§ Written exercise
Emit the exact text of every line from the line with "Reproduce this chart with Plotly." to the line with "import plotly.graph_objects as go", both ends included. No other output is expected.

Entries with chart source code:
-*-
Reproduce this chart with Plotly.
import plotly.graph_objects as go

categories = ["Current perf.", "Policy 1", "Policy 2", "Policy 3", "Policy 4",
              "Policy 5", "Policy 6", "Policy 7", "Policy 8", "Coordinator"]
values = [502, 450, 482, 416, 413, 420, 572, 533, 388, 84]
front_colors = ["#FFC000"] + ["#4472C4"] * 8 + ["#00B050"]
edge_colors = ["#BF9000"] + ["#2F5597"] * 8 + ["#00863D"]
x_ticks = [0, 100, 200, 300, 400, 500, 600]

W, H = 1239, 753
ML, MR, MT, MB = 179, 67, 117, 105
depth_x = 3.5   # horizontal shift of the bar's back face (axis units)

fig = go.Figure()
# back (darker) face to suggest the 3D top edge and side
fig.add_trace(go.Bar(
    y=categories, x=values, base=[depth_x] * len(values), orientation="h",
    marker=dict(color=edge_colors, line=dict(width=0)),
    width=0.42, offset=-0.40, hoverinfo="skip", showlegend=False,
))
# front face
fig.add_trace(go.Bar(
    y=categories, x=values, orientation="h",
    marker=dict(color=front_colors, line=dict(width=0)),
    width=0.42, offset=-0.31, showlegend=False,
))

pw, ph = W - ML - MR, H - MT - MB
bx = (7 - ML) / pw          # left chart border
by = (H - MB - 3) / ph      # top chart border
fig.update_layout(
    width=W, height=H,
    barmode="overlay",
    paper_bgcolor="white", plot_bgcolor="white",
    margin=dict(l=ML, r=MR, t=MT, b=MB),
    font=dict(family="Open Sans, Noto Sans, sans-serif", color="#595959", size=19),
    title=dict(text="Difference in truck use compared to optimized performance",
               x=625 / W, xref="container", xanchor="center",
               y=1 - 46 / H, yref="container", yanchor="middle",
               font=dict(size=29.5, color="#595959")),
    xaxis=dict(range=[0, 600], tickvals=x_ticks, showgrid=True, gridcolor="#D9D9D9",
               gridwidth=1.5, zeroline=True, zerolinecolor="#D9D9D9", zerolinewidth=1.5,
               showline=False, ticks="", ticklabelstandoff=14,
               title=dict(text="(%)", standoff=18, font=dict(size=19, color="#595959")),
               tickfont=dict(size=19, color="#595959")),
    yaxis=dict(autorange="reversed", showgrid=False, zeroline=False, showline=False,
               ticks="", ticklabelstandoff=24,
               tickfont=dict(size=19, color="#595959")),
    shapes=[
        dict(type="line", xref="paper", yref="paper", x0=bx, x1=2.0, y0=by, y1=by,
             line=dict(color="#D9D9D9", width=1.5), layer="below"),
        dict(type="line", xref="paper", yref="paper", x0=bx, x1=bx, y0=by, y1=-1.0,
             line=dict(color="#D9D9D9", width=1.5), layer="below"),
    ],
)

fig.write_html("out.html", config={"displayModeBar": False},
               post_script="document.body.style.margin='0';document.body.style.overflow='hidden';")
-*-
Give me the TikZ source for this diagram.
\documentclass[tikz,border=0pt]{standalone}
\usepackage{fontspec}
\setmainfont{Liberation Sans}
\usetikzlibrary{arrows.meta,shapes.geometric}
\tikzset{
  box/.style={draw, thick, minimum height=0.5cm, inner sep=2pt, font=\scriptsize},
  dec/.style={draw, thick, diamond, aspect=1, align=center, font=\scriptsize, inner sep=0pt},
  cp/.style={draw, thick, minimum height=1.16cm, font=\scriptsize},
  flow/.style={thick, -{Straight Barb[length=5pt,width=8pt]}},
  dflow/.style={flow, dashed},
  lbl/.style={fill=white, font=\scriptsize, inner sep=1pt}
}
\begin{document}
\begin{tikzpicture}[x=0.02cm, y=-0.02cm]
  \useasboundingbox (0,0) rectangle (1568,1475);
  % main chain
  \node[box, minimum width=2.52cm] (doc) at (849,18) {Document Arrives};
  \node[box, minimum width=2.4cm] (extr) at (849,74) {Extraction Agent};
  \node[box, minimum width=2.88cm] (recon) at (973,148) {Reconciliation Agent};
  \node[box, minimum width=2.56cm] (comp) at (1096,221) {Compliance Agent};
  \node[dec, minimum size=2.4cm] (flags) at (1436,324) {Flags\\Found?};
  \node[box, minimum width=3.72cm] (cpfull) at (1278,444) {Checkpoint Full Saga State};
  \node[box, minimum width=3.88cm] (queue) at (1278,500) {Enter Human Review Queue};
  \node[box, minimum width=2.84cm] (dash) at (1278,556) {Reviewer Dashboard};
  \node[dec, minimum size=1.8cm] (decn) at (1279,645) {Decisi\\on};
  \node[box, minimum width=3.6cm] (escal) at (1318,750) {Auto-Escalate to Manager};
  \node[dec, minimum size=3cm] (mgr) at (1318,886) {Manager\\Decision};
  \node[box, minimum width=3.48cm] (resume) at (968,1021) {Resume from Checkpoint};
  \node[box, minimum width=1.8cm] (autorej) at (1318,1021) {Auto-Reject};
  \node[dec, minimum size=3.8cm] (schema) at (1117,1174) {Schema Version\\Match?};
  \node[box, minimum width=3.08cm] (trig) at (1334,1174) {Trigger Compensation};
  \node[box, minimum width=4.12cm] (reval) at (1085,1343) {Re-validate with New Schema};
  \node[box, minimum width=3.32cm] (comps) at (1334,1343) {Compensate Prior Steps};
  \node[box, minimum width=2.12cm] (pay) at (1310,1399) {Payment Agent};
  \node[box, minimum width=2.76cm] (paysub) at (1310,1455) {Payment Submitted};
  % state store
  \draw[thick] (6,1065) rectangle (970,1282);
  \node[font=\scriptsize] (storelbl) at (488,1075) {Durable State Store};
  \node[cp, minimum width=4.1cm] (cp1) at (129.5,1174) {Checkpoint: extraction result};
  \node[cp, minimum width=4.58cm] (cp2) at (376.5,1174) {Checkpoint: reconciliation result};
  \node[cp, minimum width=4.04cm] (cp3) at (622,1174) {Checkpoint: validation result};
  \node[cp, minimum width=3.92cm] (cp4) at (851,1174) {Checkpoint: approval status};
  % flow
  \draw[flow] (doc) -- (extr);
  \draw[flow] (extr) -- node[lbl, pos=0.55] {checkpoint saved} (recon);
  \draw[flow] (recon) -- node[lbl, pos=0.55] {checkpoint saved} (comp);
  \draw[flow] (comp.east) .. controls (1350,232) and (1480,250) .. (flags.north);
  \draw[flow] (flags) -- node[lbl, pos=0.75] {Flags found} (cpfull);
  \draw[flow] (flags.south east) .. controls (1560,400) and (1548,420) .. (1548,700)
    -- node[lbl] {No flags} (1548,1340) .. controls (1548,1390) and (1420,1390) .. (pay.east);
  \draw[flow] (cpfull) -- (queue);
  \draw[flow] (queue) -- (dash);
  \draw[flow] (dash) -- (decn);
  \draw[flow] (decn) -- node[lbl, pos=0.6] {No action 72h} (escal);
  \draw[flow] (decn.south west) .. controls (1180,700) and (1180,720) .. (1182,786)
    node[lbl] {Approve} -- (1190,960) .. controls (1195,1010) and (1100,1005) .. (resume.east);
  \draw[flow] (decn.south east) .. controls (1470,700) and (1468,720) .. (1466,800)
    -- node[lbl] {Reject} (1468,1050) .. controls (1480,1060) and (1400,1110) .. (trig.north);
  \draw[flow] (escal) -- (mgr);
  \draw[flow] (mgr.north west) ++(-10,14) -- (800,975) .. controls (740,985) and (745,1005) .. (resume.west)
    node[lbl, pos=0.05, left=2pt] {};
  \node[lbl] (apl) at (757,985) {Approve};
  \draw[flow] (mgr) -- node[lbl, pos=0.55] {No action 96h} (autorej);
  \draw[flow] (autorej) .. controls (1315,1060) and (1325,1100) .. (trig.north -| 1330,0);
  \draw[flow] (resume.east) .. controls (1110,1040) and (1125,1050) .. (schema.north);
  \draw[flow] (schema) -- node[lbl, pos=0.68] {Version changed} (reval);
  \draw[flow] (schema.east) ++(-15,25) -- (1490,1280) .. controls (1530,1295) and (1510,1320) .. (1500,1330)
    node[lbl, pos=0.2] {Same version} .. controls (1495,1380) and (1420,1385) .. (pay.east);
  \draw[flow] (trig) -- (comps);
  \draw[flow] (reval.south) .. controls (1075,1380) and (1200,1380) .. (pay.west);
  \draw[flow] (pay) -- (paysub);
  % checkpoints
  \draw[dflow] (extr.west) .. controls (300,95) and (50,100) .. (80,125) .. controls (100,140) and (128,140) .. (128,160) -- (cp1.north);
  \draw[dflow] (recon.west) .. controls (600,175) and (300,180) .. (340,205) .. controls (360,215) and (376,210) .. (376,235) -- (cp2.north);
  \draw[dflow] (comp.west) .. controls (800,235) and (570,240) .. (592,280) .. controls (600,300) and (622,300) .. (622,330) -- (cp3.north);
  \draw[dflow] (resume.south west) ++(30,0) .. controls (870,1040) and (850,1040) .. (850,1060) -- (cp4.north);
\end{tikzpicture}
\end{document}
-*-
§ Response for this exercise
Reproduce this chart with Plotly.
import plotly.graph_objects as go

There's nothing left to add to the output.